* **SHORT TASK**
Copy out all lines with the word "that" in them.

>> BEGIN

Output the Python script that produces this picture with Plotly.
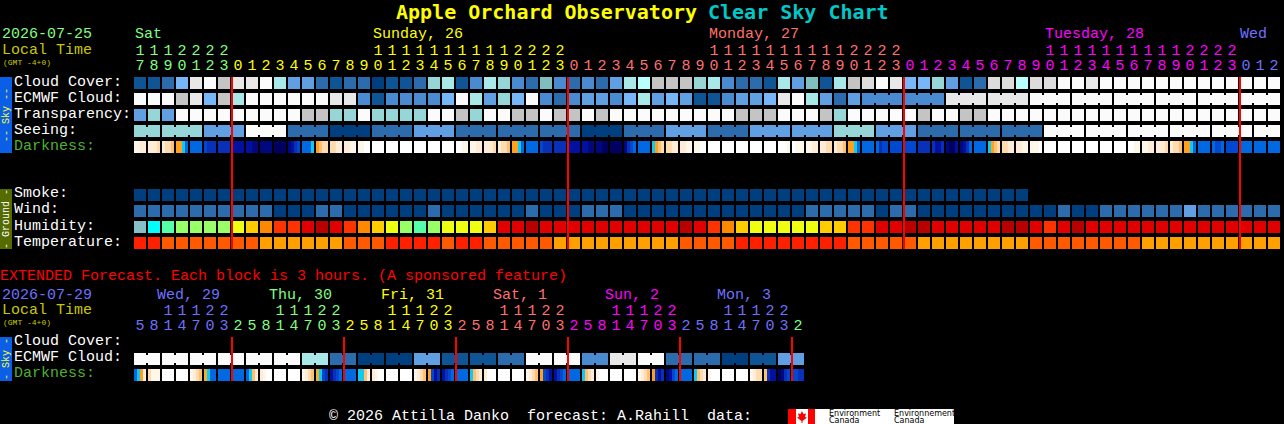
import plotly.graph_objects as go

# Chart data: one character per block, see the palettes below
HOURS = [17, 18, 19, 20, 21, 22, 23] + list(range(24)) * 3 + [0, 1, 2]
DAY_NAMES = ["Sat", "Sunday, 26", "Monday, 27", "Tuesday, 28", "Wed"]
CLOUD_COVER = ("11259X899X" "7442122011" "267137632D" "323247B888" "67322174D1"
               "78LX955641" "2LLBLLXX9X" "XXXXXXXXXXXX")
ECMWF_CLOUD = ("XXX89587XX" "XXXX993133" "335X7465X3" "2344357454" "1134459X74"
               "2433333399" "9999XXXXXX" "XXXXXXXXXXXX")
TRANSPARENCY = ("464XXXXXXX" "XX8866X666" "6XX86XX88X" "88X8XXXXXX" "XXX888XXX8"
                "6XXXXX8XX8" "8XXXXXXXXX" "XXXXXXXXXXXX")
SEEING = ("66" "666" "444" "XXX" "222" "000" "222" "444" "222" "222" "222" "000" "222" "444"
          "222" "444" "444" "666" "444" "222" "222" "222" "XXX" "XXX" "XXX" "XXX" "XXX" "XX")
DARKNESS = ["aabb", "bbbc", "bccd", "eegh", "hhhh", "ijjj", "jjjj", "kkkk", "kkll", "llll", "mmmm", "lkji", "hhhg", "edcc",
            "ccbb", "bbaa", "aaWW", "WWWW", "WWWW", "WWWW", "WWWW", "WWWW", "WWWW", "WWaa", "aabb", "bbbc", "bccd", "eegh",
            "hhhh", "ijjj", "jjjj", "kkkk", "kkll", "llmm", "mmmm", "ljih", "hhhh", "gedc", "ccbb", "bbaa", "aaWW", "WWWW",
            "WWWW", "WWWW", "WWWW", "WWWW", "WWWa", "Waaa", "aabb", "bbcc", "bccd", "eegh", "hhhh", "hjii", "iiii", "iiii",
            "jjjj", "jkkj", "lmmk", "lkjh", "hhhh", "gedc", "ccbb", "bbaa", "aaaW", "WWWW", "WWWW", "WWWW", "WWWW", "WWWW",
            "WWWW", "WWaa", "aabb", "bbbc", "bccd", "eegh", "hhhh", "hiih", "iiii", "hhhh", "hhhh", "hhhh"]
SMOKE = "0000000000000000000000000000000000000000000000000000000000000000"
WIND = ("2222222222" "000" "22" "000000" "2" "000000" "2" "000" "222" "0000000000000"
        "22222" "0" "22" "0000000000" "2" "00" "222222" "4" "222222")
HUMIDITY = ("TCMLLLLYAORRrDrROAYLM" "LYYYArrDrrrrrrrrrrDrROAYYYYYAAR"
            "RrrDDrrrrrDDrRrD" "rrrrrrrrrrrrrr")
TEMPERATURE = ("rr" "ooooooo" "aaaaaa" "ooo" "rrrr" "o" "rr" "ooooo" "aaaaaaaaa" "oooo" "rrrrrrrr"
               "ooooo" "aaaaaaaa" "oooooooo" "aaaaaaaaaa")

EXT_HOURS = [5, 8, 11, 14, 17, 20, 23] + [2, 5, 8, 11, 14, 17, 20, 23] * 5 + [2]
EXT_DAY_NAMES = ["Wed, 29", "Thu, 30", "Fri, 31", "Sat, 1", "Sun, 2", "Mon, 3"]
EXT_ECMWF = "XXXXXXXXXXXX" "77" "22" "00" "00" "44" "11" "11" "22" "XX" "XX" "33" "99" "XX" "22" "22" "00" "11" "44"
EXT_DARKNESS = ["hgeb", "caaa", "WWWW", "WWWW", "abcd", "fghh", "hhhh", "hhhh",
                "hgdb", "baWW", "WWWW", "WWWW", "abcd", "fgij", "kjih", "hhhh",
                "ggdb", "baWW", "WWWW", "WWWW", "abcd", "eikj", "kjih", "hhhh",
                "gdcb", "bWWW", "WWWW", "WWWW", "abcd", "eijk", "kjih", "hhhh",
                "gdcb", "aWWW", "WWWW", "WWWW", "abcd", "ejkj", "lkih", "hhhh",
                "gdcb", "aWWW", "WWWW", "WWWW", "abcc", "djkk", "mlji", "iijj"]

# Blocks that share one forecast value get joined
SEEING_BLOCKS = [2] + [3] * 26 + [2]
ECMWF_BLOCKS = [1] * 52 + [3] * 10
EXT_ECMWF_BLOCKS = [2] * 24

# Colours
SKY = {"0": "#003f7f", "1": "#0f5595", "2": "#2c6cac", "3": "#4a8ad0", "4": "#5f9fe2", "5": "#77b7f7",
       "6": "#96d6d6", "D": "#7fbfbf", "7": "#a8e8e8", "B": "#b8ffff", "8": "#c4c4c4", "L": "#dcdcdc",
       "9": "#e8e8e8", "X": "#fbfbfb"}
DARK = {"W": "#ffffff", "a": "#fff6ea", "b": "#ffecd6", "c": "#ffdcb0", "d": "#ffc070", "e": "#ffa020",
        "f": "#f0b030", "g": "#10c8f0", "h": "#0068e0", "i": "#0048d0", "j": "#0830b8", "k": "#0010a0",
        "l": "#000880", "m": "#000060"}
HUM = {"T": "#88c0c8", "C": "#00ffff", "M": "#55ffaa", "L": "#99ff66", "Y": "#eeff11", "A": "#ffcc00",
       "O": "#ff8800", "R": "#ff3300", "r": "#e00000", "D": "#b80000"}
TEMP = {"r": "#ff2000", "o": "#ff5a00", "a": "#ffa000"}

PALETTE = [SKY, DARK, HUM, TEMP]
ALL_COLORS = [c for p in PALETTE for c in p.values()]
COLORSCALE = []
for i, c in enumerate(ALL_COLORS):
    COLORSCALE += [[i / len(ALL_COLORS), c], [(i + 1) / len(ALL_COLORS), c]]


def code(pal, ch):
    return ALL_COLORS.index(pal[ch]) + 0.5


MONO = "Liberation Mono"
CELL = 12 / 14  # share of the 14 px step that is filled
X0 = 134
STEP = 14
W, H = 1284, 424

fig = go.Figure()


def add_heat(x, y, z):
    fig.add_trace(go.Heatmap(x=x, y=y, z=z, colorscale=COLORSCALE, zmin=0, zmax=len(ALL_COLORS),
                             showscale=False, hoverinfo="skip"))


def block_row(codes, pal, top, blocks=None):
    # every block is a filled column plus an empty gap column
    joined = set()
    if blocks:
        n = 0
        for b in blocks:
            joined.update(range(n, n + b - 1))
            n += b
    x, mid, edge = [], [], []
    for n, ch in enumerate(codes):
        x += [n, n + CELL]
        mid += [code(pal, ch), code(pal, ch) if n in joined else None]
        edge += [code(pal, ch), None]
    x.append(len(codes))
    add_heat(x, [top, top + 2, top + 10, top + 12], [edge, mid, edge])


def fine_row(samples, pal, top):
    x, z = [], []
    for n, s in enumerate(samples):
        for k, ch in enumerate(s):
            x.append(n + CELL * k / len(s))
            z.append(code(pal, ch))
        x.append(n + CELL)
        z.append(None)
    x.append(len(samples))
    add_heat(x, [top, top + 12], [z])


def red_lines(hours, step, y0, y1):
    xs, ys = [], []
    for n, h in enumerate(hours):
        if h < step:
            xs += [n, n, None]
            ys += [y0, y1, None]
    fig.add_trace(go.Scatter(x=xs, y=ys, mode="lines", line=dict(color="#ff0000", width=2), hoverinfo="skip"))


def hour_labels(hours, colors, y_tens, y_units):
    x = [n + 6 / 14 for n in range(len(hours))]
    fig.add_trace(go.Scatter(x=x, y=[y_units] * len(hours), mode="text", text=[str(h % 10) for h in hours],
                             textfont=dict(family=MONO, size=15, color=colors), hoverinfo="skip"))
    tens = [(xx, str(h // 10), c) for xx, h, c in zip(x, hours, colors) if h >= 10]
    fig.add_trace(go.Scatter(x=[t[0] for t in tens], y=[y_tens] * len(tens), mode="text", text=[t[1] for t in tens],
                             textfont=dict(family=MONO, size=15, color=[t[2] for t in tens]), hoverinfo="skip"))


def label(px, py, text, color="#ffffff", size=15, family=MONO, angle=0, anchor="left"):
    if anchor == "left":
        px -= 1  # annotations pad their box by one pixel
    fig.add_annotation(xref="paper", yref="paper", x=px / W, y=1 - py / H, text=text, showarrow=False,
                       xanchor=anchor, yanchor="middle", textangle=angle, borderpad=0,
                       font=dict(family=family, size=size, color=color))


def rect(x0, y0, x1, y1, color):
    fig.add_shape(type="rect", xref="paper", yref="paper", x0=x0 / W, x1=x1 / W, y0=1 - y0 / H, y1=1 - y1 / H,
                  fillcolor=color, line_width=0, layer="below")


# Main forecast rows
block_row(CLOUD_COVER, SKY, 77)
block_row(ECMWF_CLOUD, SKY, 93, ECMWF_BLOCKS)
block_row(TRANSPARENCY, SKY, 109)
block_row(SEEING, SKY, 125, SEEING_BLOCKS)
fine_row(DARKNESS, DARK, 141)
block_row(SMOKE, SKY, 189)
block_row(WIND, SKY, 205)
block_row(HUMIDITY, HUM, 221)
block_row(TEMPERATURE, TEMP, 237)
red_lines(HOURS, 1, 77, 249)

# Extended forecast rows
block_row(EXT_ECMWF, SKY, 353, EXT_ECMWF_BLOCKS)
fine_row(EXT_DARKNESS, DARK, 369)
red_lines(EXT_HOURS, 3, 337, 381)

# Hour labels take the colour of their day
GREEN, YELLOW, SALMON, MAGENTA, BLUE = "#80ff80", "#ffff00", "#ff7070", "#ff00ff", "#7070ff"
top_colors = [GREEN] * 7 + [YELLOW] * 24 + [SALMON] * 24 + [MAGENTA] * 24 + [BLUE] * 3
hour_labels(HOURS, top_colors, 51, 66)
ext_colors = [BLUE] * 7 + [GREEN] * 8 + [YELLOW] * 8 + [SALMON] * 8 + [MAGENTA] * 8 + [BLUE] * 8 + [GREEN]
hour_labels(EXT_HOURS, ext_colors, 311, 326)

# Title
label(396, 12, "<b>Apple Orchard Observatory</b>", "#ffff00", 20, "DejaVu Sans Mono")
label(708, 12, "<b>Clear Sky Chart</b>", "#00c8c8", 20, "DejaVu Sans Mono")

# Left column
label(2, 35, "2026-07-25", GREEN)
label(2, 50, "Local Time", "#c8c800")
label(3, 62, "(GMT -4+0)", "#c8c800", 8)
for y, name in zip([82, 98, 114, 130], ["Cloud Cover:", "ECMWF Cloud:", "Transparency:", "Seeing:"]):
    label(14, y, name)
label(14, 146, "Darkness:", "#50b030")
for y, name in zip([194, 210, 226, 242], ["Smoke:", "Wind:", "Humidity:", "Temperature:"]):
    label(14, y, name)

for px, name, c in zip([135, 373, 709, 1045, 1240], DAY_NAMES, [GREEN, YELLOW, SALMON, MAGENTA, BLUE]):
    label(px, 35, name, c)

# Side bars
rect(0, 77, 12, 153, "#0a5fe6")
label(6, 115, "-- Sky --", "#ffff30", 10, angle=-90, anchor="center")
rect(0, 189, 12, 249, "#556b00")
label(6, 219, "- Ground -", "#ffffff", 10, angle=-90, anchor="center")
rect(0, 337, 12, 381, "#0a5fe6")
label(6, 359, "- Sky -", "#ffff30", 10, angle=-90, anchor="center")

# Extended section text
label(0, 276, "EXTENDED Forecast. Each block is 3 hours. (A sponsored feature)", "#ff0000")
label(2, 295, "2026-07-29", BLUE)
label(2, 310, "Local Time", "#c8c800")
label(3, 322, "(GMT -4+0)", "#c8c800", 8)
label(14, 341, "Cloud Cover:")
label(14, 357, "ECMWF Cloud:")
label(14, 373, "Darkness:", "#50b030")
for px, name, c in zip([157, 269, 381, 493, 605, 717], EXT_DAY_NAMES, [BLUE, GREEN, YELLOW, SALMON, MAGENTA, BLUE]):
    label(px, 295, name, c)

# Footer and logo
label(329, 416, "© 2026 Attilla Danko  forecast: A.Rahill  data:")
rect(788, 409, 954, 424, "#ffffff")
rect(788, 409, 796, 424, "#ff0000")
rect(808, 409, 815, 424, "#ff0000")
leaf = [(802, 411), (803.5, 414), (806, 413.5), (805, 417), (807, 417.5), (802.5, 421), (802.5, 423), (801.5, 423),
        (801.5, 421), (797, 417.5), (799, 417), (798, 413.5), (800.5, 414)]
fig.add_shape(type="path", xref="paper", yref="paper", fillcolor="#ff0000", line_width=0,
              path="M " + " L ".join(f"{px / W:.5f},{1 - py / H:.5f}" for px, py in leaf) + " Z")
label(829, 413, "Environment", "#000000", 8, "DejaVu Sans")
label(829, 420.5, "Canada", "#000000", 8, "DejaVu Sans")
label(894, 413, "Environnement", "#000000", 8, "DejaVu Sans")
label(894, 420.5, "Canada", "#000000", 8, "DejaVu Sans")

fig.update_layout(
    width=W, height=H, autosize=False, showlegend=False,
    margin=dict(l=0, r=0, t=0, b=0), paper_bgcolor="#000000", plot_bgcolor="#000000",
    xaxis=dict(range=[-X0 / STEP, (W - X0) / STEP], visible=False, fixedrange=True),
    yaxis=dict(range=[H, 0], visible=False, fixedrange=True),
)

fig.write_html("out.html", config={"displayModeBar": False},
               post_script="document.body.style.margin='0';document.body.style.background='#000';")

>> END

* **RESULT OF THIS EXERCISE**
Output the Python script that produces this picture with Plotly.
# Blocks that share one forecast value get joined
CELL = 12 / 14  # share of the 14 px step that is filled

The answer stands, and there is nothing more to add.